Below is a list of words and phrases that our FLC associated with inquiry as of the initial weekly meeting (Sept. 19, 2007). These have been sorted across three general themes. We will see if and how our vision of inquiry changes over the semester.

Developmental:
- way of looking at the world
- intellectual development
- finding out for yourself
- making a pain of myself

Discovery:
- curiosity
- investigation
- exploration
- engagement
- research
- reflection
- observation

Questioning:
- asking questions
- new knowledge
- what, why, how
- answers
- get information
- problem solving

[Thanks, Judy for sorting these into themes.]

Tuesday, October 2, 2007

Alternative Approaches to Inquiry

Walt - I thought it would help to push these out so we might hang our hat on a different peg, if we so choose. These are overlapping, but with different emphasis.
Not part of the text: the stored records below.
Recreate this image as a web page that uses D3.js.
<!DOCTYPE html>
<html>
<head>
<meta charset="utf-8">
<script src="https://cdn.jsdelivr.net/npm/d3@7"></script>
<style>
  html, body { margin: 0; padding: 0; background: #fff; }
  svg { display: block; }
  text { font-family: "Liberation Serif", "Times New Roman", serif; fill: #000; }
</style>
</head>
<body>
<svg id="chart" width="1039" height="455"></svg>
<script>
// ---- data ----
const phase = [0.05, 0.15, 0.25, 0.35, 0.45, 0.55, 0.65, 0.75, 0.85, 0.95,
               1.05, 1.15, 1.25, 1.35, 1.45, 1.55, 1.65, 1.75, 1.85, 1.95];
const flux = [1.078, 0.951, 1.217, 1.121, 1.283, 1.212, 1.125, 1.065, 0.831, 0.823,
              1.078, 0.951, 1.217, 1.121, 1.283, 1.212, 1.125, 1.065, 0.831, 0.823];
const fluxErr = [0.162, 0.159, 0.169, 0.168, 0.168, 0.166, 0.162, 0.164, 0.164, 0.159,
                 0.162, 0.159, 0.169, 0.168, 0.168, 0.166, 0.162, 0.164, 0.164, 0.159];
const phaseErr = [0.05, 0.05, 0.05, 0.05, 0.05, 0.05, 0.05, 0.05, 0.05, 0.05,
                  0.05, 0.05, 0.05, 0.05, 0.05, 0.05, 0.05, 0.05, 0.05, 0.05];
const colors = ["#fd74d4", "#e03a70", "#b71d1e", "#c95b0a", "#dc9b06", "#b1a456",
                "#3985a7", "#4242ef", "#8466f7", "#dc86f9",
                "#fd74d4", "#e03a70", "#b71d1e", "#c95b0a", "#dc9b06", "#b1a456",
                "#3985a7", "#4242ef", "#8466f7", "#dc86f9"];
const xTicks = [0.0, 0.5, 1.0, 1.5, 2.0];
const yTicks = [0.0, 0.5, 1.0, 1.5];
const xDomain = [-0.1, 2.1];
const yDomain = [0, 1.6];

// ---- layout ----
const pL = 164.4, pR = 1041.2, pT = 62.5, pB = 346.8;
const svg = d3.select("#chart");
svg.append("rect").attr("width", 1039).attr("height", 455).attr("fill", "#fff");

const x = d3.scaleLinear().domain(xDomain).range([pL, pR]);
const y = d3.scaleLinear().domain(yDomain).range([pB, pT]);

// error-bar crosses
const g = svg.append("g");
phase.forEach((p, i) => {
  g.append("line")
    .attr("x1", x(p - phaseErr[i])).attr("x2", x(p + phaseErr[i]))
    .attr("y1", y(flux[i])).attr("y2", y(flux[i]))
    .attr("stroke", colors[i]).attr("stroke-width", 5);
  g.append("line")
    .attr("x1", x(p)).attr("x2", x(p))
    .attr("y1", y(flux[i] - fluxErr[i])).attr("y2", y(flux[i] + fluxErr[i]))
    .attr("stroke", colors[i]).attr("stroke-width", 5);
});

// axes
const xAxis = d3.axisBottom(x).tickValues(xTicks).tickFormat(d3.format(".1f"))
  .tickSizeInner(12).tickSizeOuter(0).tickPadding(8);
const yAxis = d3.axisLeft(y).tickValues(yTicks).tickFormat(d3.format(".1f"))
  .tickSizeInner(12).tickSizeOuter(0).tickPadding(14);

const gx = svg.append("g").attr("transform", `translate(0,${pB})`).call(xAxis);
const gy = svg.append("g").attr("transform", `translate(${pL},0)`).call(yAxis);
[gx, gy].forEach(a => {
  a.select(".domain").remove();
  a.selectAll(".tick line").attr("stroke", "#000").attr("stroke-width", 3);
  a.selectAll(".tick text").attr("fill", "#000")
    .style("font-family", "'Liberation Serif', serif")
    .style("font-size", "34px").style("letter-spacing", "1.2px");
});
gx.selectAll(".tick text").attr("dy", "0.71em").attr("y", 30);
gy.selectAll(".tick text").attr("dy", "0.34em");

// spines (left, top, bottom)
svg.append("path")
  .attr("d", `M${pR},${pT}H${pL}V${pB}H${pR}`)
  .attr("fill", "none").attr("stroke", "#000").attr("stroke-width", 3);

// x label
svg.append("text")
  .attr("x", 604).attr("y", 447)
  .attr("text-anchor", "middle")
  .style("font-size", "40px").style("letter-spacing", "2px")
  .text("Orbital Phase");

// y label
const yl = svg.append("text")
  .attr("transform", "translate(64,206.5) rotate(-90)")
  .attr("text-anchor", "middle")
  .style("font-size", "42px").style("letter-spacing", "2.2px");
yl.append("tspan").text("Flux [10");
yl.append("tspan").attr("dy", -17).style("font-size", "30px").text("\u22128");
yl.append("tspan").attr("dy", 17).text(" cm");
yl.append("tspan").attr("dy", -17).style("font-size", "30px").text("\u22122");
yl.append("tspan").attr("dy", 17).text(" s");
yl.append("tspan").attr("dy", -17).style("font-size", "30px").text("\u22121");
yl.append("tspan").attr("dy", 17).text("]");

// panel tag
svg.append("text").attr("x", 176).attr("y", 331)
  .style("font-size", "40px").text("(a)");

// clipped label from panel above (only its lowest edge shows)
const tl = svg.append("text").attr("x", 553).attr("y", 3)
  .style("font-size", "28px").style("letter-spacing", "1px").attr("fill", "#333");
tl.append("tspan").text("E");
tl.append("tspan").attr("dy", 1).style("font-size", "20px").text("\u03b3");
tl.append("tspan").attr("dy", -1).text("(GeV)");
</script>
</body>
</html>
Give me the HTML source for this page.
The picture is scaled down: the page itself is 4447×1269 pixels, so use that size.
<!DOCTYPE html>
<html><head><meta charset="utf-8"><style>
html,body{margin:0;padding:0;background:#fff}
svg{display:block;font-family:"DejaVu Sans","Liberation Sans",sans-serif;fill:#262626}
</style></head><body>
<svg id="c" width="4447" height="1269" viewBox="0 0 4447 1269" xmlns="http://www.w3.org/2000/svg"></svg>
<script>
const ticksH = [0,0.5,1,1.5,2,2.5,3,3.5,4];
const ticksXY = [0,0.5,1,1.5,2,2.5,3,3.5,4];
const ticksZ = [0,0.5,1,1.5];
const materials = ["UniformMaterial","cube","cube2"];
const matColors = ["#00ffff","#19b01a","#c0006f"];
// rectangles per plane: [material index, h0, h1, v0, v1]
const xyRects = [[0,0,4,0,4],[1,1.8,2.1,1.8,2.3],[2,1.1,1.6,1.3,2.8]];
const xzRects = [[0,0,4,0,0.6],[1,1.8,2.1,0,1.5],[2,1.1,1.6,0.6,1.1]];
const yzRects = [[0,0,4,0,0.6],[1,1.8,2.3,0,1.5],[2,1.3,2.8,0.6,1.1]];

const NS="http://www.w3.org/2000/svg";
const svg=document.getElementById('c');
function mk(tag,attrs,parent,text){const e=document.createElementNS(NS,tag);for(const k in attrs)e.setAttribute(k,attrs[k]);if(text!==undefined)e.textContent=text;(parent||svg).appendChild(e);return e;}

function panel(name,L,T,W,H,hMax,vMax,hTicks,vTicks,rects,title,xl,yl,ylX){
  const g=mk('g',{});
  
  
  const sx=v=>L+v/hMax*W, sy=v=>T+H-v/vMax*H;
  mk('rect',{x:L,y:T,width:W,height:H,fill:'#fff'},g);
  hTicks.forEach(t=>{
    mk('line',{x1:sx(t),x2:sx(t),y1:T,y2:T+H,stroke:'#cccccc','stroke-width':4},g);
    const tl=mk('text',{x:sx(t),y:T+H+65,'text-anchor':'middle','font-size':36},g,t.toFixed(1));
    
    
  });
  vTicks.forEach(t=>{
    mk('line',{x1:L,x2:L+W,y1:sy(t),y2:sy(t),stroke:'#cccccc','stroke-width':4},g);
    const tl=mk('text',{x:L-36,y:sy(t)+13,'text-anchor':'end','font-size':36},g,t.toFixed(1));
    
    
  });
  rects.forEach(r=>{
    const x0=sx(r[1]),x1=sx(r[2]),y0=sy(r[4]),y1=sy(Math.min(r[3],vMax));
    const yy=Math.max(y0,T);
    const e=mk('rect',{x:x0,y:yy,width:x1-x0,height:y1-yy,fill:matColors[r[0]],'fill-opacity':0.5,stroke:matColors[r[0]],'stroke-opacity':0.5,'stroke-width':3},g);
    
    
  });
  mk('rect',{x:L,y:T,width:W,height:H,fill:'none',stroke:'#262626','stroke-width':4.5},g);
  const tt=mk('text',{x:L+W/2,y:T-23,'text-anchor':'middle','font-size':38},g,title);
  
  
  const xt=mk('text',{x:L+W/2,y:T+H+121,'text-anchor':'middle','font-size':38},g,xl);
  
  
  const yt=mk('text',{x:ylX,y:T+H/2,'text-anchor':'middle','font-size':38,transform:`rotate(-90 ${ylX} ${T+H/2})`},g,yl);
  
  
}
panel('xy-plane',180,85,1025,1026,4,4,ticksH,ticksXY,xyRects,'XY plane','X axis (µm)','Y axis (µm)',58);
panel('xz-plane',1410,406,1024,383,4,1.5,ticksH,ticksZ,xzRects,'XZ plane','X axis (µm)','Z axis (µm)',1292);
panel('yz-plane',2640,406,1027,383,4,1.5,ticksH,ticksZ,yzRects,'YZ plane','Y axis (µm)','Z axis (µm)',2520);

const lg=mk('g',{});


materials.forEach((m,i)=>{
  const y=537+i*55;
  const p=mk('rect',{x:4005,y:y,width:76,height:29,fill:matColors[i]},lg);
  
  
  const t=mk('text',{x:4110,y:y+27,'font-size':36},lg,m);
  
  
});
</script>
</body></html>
The Reflective Practitioner
by Donald Schon - The buzzwords are knowing in action and learning in action. There is emphasis on the indiosyncrasy in the situation to which learning is applied. Thus, even if one "knows the theory" there is still art to applying the theory to the particular situation. Knowledge a la Schon is represented as an unfolding - more and more is brought to bear to match what the practitioner knows about the particular situation. The Schon approach is associated with an apprenticeship model of teaching and learning and where rather than doing experiments students design things as the way to learn. But it has also been applied to fields like psychology, where what is designed is a diagnosis of a patient.

Effortful Study, Anders Ericcson - This is associated with performance as in playing a musical instrument or a game of chess. Effortful study emphasizes doing particular tasks that are not endpoints in themselves but that produce greater understanding and the sequencing of the tasks in a way that produces rapid learning. Effortful study is associated with precocious behavior in youth and approaches to instruction such as the Suzuki Method. There is the question of whether prodigious behavior in one domain can be transferred to other domains but, not doubt, effortful study is tied to what we mean by learning to learn skills.

Process Approach to Writing - The entire idea is to emphasize writing as a means for the writer to learn. This is very much tied up with producing narrative to tie ideas together and see if the narrative "makes sense." There is a discovery process in the writing, discovery in the sense of new realizations by the writer, and that writing is done to improve the writer's understanding.

With each of these the notion of *failure* needs to be understood as should ways in which we validate success or failure. So I hope during the course of our discussion we talk about validation. For now, I'd say that a failure is a complete dead end from which the learner needs to back track to make progress. Otherwise, what we have been referring to as failure may be a useful stepping stone, even if it is not the final product.